TITLE

Suppression of interleukin-6 to interleukin-10 ratio in chronic alcoholics: association with postoperative infections

AUTHOR(S)
Sander, M.; Irwin, M.; Sinha, P.; Naumann, E.; Kox, W.; Spies, C.
PUB. DATE
March 2002
SOURCE
Intensive Care Medicine;Mar2002, Vol. 28 Issue 3, p285
SOURCE TYPE
Academic Journal
DOC. TYPE
Article
ABSTRACT
Objective: To investigate the interleukin-6 (IL-6) to interleukin-10 (IL-10) ratio and levels of sE-selectin in patients undergoing elective surgery of the upper digestive tract and to define the differences in the perioperative immune response between chronic alcoholic and non-alcoholic patients.
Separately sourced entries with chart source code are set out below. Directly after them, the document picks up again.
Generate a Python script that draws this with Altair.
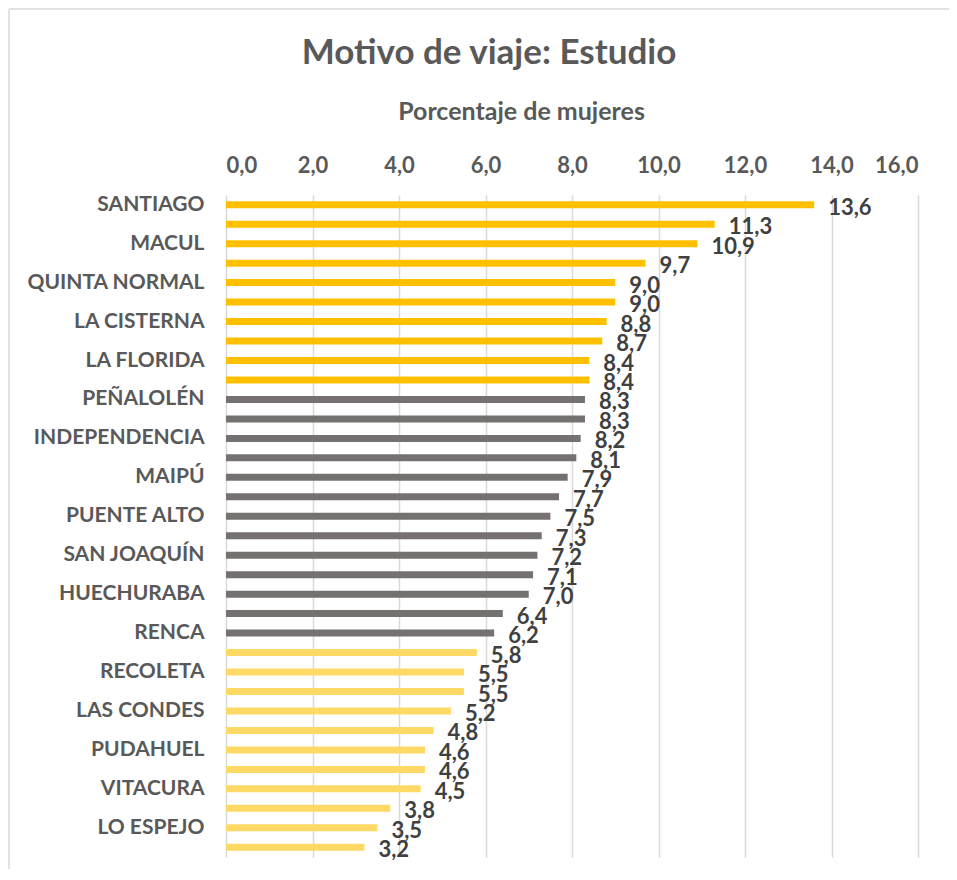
import altair as alt
import pandas as pd

# ---- data ----
comunas = [
    "SANTIAGO", "PROVIDENCIA", "MACUL", "ÑUÑOA", "QUINTA NORMAL", "SAN MIGUEL",
    "LA CISTERNA", "ESTACIÓN CENTRAL", "LA FLORIDA", "LA REINA", "PEÑALOLÉN",
    "CONCHALÍ", "INDEPENDENCIA", "CERRILLOS", "MAIPÚ", "LO PRADO", "PUENTE ALTO",
    "SAN RAMÓN", "SAN JOAQUÍN", "LA GRANJA", "HUECHURABA", "EL BOSQUE", "RENCA",
    "PEDRO AGUIRRE CERDA", "RECOLETA", "QUILICURA", "LAS CONDES", "SAN BERNARDO",
    "PUDAHUEL", "CERRO NAVIA", "VITACURA", "LA PINTANA", "LO ESPEJO", "LO BARNECHEA",
]
valores = [
    13.6, 11.3, 10.9, 9.7, 9.0, 9.0, 8.8, 8.7, 8.4, 8.4,
    8.3, 8.3, 8.2, 8.1, 7.9, 7.7, 7.5, 7.3, 7.2, 7.1, 7.0, 6.4, 6.2,
    5.8, 5.5, 5.5, 5.2, 4.8, 4.6, 4.6, 4.5, 3.8, 3.5, 3.2,
]
grupos = ["alto"] * 10 + ["medio"] * 13 + ["bajo"] * 11
etiquetas_visibles = comunas[0::2]
ticks_x = [0, 2, 4, 6, 8, 10, 12, 14, 16]

df = pd.DataFrame({"comuna": comunas, "valor": valores, "grupo": grupos})

FONT = "Lato"
GRAY = "#595959"
DARK = "#404040"

y_enc = alt.Y(
    "comuna:N",
    sort=comunas,
    title=None,
    axis=alt.Axis(
        values=etiquetas_visibles,
        labelFont=FONT, labelFontSize=21, labelFontWeight="bold",
        labelColor=GRAY, ticks=False, domain=False, labelPadding=22,
        labelLimit=300,
    ),
)

x_scale = alt.Scale(domain=[0, 16], nice=False)

bars = alt.Chart(df).mark_bar(size=7).encode(
    x=alt.X(
        "valor:Q",
        scale=x_scale,
        title="Porcentaje de mujeres",
        axis=alt.Axis(
            orient="top", values=ticks_x,
            labelExpr="replace(format(datum.value, '.1f'), '.', ',')",
            labelFont=FONT, labelFontSize=22, labelFontWeight="bold",
            labelColor=GRAY, ticks=False, domain=False, labelPadding=18,
            grid=True, gridColor="#D9D9D9", gridWidth=1.5,
            titleFont=FONT, titleFontSize=25, titleFontWeight="bold",
            titleColor=GRAY, titlePadding=30, titleX=295,
        ),
    ),
    y=y_enc,
    color=alt.Color(
        "grupo:N",
        scale=alt.Scale(domain=["alto", "medio", "bajo"],
                        range=["#FFC000", "#767171", "#FFD966"]),
        legend=None,
    ),
)

labels = alt.Chart(df).transform_calculate(
    txt="replace(format(datum.valor, '.1f'), '.', ',')"
).mark_text(
    align="left", baseline="middle", dx=14, dy=3,
    font=FONT, fontSize=22, fontWeight="bold", color=DARK,
).encode(
    x=alt.X("valor:Q", scale=x_scale),
    y=alt.Y("comuna:N", sort=comunas),
    text="txt:N",
)

# chart-area border (only the left and top edges are visible in the reference)
borde_izq = alt.Chart(pd.DataFrame({"k": [0]})).mark_rule(
    color="#D9D9D9", strokeWidth=1.5
).encode(x=alt.value(-217), y=alt.value(-186), y2=alt.value(900))
borde_sup = alt.Chart(pd.DataFrame({"k": [0]})).mark_rule(
    color="#D9D9D9", strokeWidth=1.5
).encode(x=alt.value(-217), x2=alt.value(900), y=alt.value(-186))

chart = alt.layer(borde_izq, borde_sup, bars, labels).properties(
    width=692,
    height=662,
    autosize=alt.AutoSizeParams(type="none"),
    padding={"left": 218, "top": 187, "right": 31, "bottom": 12},
    title=alt.TitleParams(
        "Motivo de viaje: Estudio",
        font=FONT, fontSize=35, fontWeight="bold", color=GRAY,
        anchor="middle", dx=-83, offset=0, dy=63,
    ),
).configure_view(stroke=None)

chart.save("out.html", embed_options={"renderer": "svg", "actions": False})
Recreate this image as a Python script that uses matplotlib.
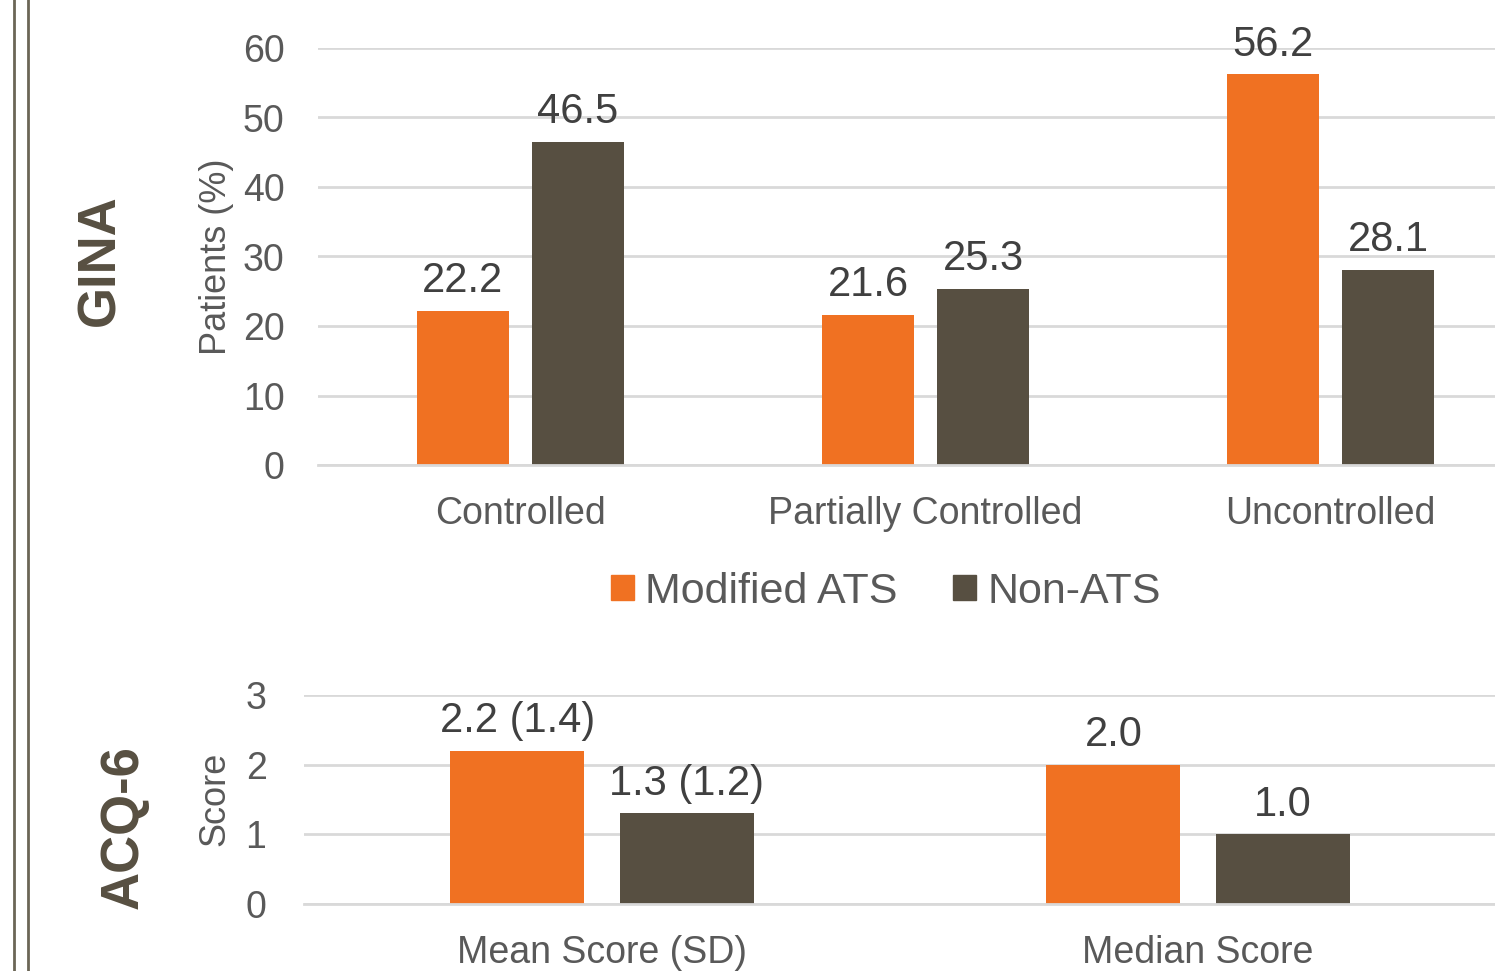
import matplotlib.pyplot as plt
from matplotlib.lines import Line2D
from matplotlib.patches import Patch
import numpy as np

plt.rcParams['font.family'] = ['Liberation Sans', 'DejaVu Sans']

gina_cats = ['Controlled', 'Partially Controlled', 'Uncontrolled']
gina_mod = [22.2, 21.6, 56.2]
gina_non = [46.5, 25.3, 28.1]

acq_cats = ['Mean Score (SD)', 'Median Score']
acq_mod = [2.2, 2.0]
acq_non = [1.3, 1.0]
acq_mod_sd = [1.4, None]
acq_non_sd = [1.2, None]

series = ['Modified ATS', 'Non-ATS']
orange = '#F07122'
brown = '#574F41'
grid_c = '#D9D9D9'
tick_c = '#595959'
lab_c = '#404040'

W, H = 1495, 971
fig = plt.figure(figsize=(W / 100, H / 100), dpi=100)

def px(l, t, r, b):
    return [l / W, 1 - b / H, (r - l) / W, (b - t) / H]

def fmt(v, sd):
    return f'{v:.1f}' if sd is None else f'{v:.1f} ({sd:.1f})'

def draw(ax, cats, mod, non, ymax, step, ypad, mod_sd=None, non_sd=None):
    x = np.arange(len(cats))
    w, off = 0.225, 0.142
    b1 = ax.bar(x - off, mod, w, color=orange, zorder=2)
    b2 = ax.bar(x + off, non, w, color=brown, zorder=2)
    mod_sd = mod_sd or [None] * len(cats)
    non_sd = non_sd or [None] * len(cats)
    for bars, vals, sds in ((b1, mod, mod_sd), (b2, non, non_sd)):
        for b, v, s in zip(bars, vals, sds):
            ax.annotate(fmt(v, s), (b.get_x() + b.get_width() / 2, v),
                        xytext=(0, 7), textcoords='offset points',
                        ha='center', va='bottom', fontsize=30, color=lab_c)
    ax.set_xlim(-0.5, len(cats) - 0.5)
    ax.set_ylim(0, ymax)
    ax.set_yticks(np.arange(0, ymax + step / 2, step))
    ax.set_xticks(x)
    ax.set_xticklabels(cats)
    ax.yaxis.grid(True, color=grid_c, linewidth=2, zorder=0)
    ax.set_axisbelow(True)
    for s in ('top', 'right', 'left'):
        ax.spines[s].set_visible(False)
    ax.spines['bottom'].set_color(grid_c)
    ax.spines['bottom'].set_linewidth(2)
    ax.tick_params(axis='both', length=0, labelcolor=tick_c)
    ax.tick_params(axis='y', labelsize=27, pad=ypad)
    ax.tick_params(axis='x', labelsize=27, pad=22)

ax1 = fig.add_axes(px(318, 48, 1533, 465))
draw(ax1, gina_cats, gina_mod, gina_non, 60, 10, 24)

ax2 = fig.add_axes(px(304, 695, 1496, 904))
draw(ax2, acq_cats, acq_mod, acq_non, 3, 1, 27, acq_mod_sd, acq_non_sd)

fig.text(217 / W, 1 - 257 / H, 'Patients (%)', rotation=90, ha='center', va='center',
         fontsize=26, color=tick_c)
fig.text(215 / W, 1 - 799 / H, 'Score', rotation=90, ha='center', va='center',
         fontsize=26, color=tick_c)
fig.text(100 / W, 1 - 260 / H, 'GINA', rotation=90, ha='center', va='center',
         fontsize=38, fontweight='bold', color=brown)
fig.text(124 / W, 1 - 827 / H, 'ACQ-6', rotation=90, ha='center', va='center',
         fontsize=38, fontweight='bold', color=brown)

handles = [Patch(color=orange), Patch(color=brown)]
fig.legend(handles, series, loc='center', bbox_to_anchor=(886 / W, 1 - 592 / H),
           ncol=2, frameon=False, fontsize=31, labelcolor=tick_c,
           handlelength=0.53, handleheight=0.53, handletextpad=0.25, columnspacing=1.3)

for xl in (14, 28):
    fig.add_artist(Line2D([xl / W, xl / W], [0, 1], color='#6B6656', linewidth=2))

fig.savefig('out.png', dpi=100)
Design: Prospective pilot study. Setting: Single center, interdisciplinary intensive care unit (ICU) at a university hospital. Measurement and main results: The study compared chronic alcoholics (n=25) and non-alcoholics (n=20) before and after surgery for resection of upper digestive tract tumors. White blood cell counts, C-reactive protein and circulating levels of sE-selectin, the pro-inflammatory cytokine IL-6 and the inhibitory cytokine IL-10, were obtained at hospital admission, preoperatively, postoperatively at ICU admission and 2 and 4 days later. Rates of postoperative infectious complications including pneumonia and sepsis were determined. sE-selectin only differed between chronic alcoholics and non-alcoholics preoperatively. Compared to non-alcoholics, chronic alcoholic patients showed a fourfold increase in circulating levels of IL-10 (p<0.01) and a suppression of the IL-6/IL-10 ratio (p=0.001) immediately after surgery. Coincident with the immune alterations, chronic alcoholics had a prolonged ICU stay (p<0.01) and a threefold increased rate of wound infections (p<0.05) and pneumonia (p<0.01). Lower IL-6/IL-10 ratios were associated with increased rates of infectious complications (p<0.05). Conclusion: Chronic alcoholics had decreased IL-6/IL-10 ratios at ICU admission and increased rates of infectious complications in the postoperative ICU course. This may indicate immediate postoperative immune suppression before the onset of infections and may help to identify chronic alcoholic patients at risk.